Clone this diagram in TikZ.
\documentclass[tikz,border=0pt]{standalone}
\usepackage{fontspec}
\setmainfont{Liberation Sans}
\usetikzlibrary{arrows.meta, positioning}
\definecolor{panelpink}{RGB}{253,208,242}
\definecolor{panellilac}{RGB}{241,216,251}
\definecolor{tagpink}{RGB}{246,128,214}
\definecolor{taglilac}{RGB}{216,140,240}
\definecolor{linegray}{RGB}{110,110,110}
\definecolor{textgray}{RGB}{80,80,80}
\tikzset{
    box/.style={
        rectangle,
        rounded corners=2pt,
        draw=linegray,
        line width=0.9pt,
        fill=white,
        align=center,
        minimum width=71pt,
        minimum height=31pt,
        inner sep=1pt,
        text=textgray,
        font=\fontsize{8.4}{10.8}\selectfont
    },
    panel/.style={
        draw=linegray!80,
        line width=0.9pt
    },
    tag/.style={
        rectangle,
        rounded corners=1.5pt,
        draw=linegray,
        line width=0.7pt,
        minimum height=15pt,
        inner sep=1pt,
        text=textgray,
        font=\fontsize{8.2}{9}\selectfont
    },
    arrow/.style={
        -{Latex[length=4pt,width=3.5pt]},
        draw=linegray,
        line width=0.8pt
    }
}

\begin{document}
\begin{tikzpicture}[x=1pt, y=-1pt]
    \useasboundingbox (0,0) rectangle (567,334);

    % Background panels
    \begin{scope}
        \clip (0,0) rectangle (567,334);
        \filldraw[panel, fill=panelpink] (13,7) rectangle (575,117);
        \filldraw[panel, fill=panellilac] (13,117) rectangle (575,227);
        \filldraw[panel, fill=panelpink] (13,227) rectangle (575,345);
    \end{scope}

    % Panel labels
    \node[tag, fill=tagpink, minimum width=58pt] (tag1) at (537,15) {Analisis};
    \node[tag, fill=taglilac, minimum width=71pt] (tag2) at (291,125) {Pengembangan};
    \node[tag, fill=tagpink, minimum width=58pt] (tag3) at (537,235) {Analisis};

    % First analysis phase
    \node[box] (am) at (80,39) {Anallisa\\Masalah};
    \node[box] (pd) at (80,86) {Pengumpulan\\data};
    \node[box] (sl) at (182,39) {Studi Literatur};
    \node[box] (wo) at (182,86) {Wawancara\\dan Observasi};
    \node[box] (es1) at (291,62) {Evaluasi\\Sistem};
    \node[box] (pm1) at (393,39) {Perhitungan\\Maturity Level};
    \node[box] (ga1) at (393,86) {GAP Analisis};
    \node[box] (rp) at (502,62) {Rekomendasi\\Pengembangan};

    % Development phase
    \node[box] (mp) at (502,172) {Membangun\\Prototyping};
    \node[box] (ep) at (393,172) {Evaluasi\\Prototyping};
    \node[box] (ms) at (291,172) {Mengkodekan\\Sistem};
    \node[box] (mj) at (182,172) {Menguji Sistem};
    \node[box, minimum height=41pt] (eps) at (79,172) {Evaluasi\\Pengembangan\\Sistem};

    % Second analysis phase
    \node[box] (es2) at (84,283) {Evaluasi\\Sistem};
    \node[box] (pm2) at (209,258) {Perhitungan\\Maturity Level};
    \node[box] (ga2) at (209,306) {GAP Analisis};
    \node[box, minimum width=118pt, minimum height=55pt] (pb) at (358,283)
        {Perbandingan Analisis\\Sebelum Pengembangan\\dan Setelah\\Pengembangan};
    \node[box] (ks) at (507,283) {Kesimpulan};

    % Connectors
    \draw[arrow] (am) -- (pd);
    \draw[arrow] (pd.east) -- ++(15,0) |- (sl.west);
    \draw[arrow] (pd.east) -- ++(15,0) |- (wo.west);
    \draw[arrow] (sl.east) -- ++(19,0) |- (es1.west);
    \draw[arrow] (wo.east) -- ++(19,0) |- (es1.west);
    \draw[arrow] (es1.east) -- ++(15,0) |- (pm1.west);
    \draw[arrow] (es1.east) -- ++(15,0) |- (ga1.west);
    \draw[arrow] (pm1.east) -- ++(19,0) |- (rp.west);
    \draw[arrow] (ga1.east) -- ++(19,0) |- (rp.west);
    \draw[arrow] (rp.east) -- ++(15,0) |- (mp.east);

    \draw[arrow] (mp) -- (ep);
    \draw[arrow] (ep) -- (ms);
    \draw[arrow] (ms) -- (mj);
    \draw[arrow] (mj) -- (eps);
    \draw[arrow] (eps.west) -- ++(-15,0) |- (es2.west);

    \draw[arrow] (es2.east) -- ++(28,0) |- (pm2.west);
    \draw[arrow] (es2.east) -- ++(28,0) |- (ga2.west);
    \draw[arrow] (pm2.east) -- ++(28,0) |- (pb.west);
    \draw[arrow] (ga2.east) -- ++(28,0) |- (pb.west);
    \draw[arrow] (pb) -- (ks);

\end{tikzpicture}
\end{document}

• • •

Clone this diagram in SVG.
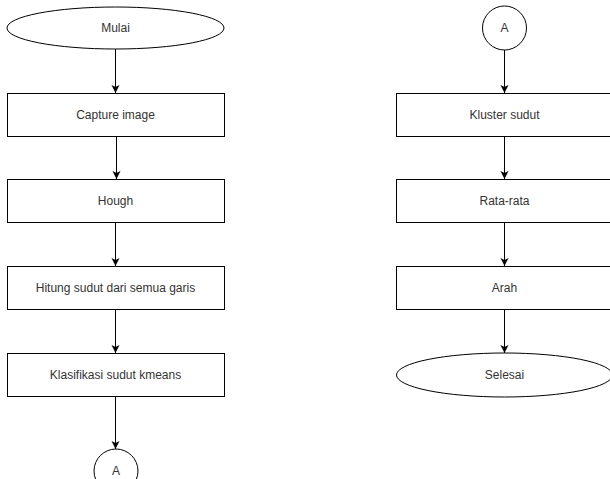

• • •

-- GOAL --
Copy each line of the listing that contains the string "diagram".

-- EXERCISE ANSWER --
Clone this diagram in TikZ.
Clone this diagram in SVG.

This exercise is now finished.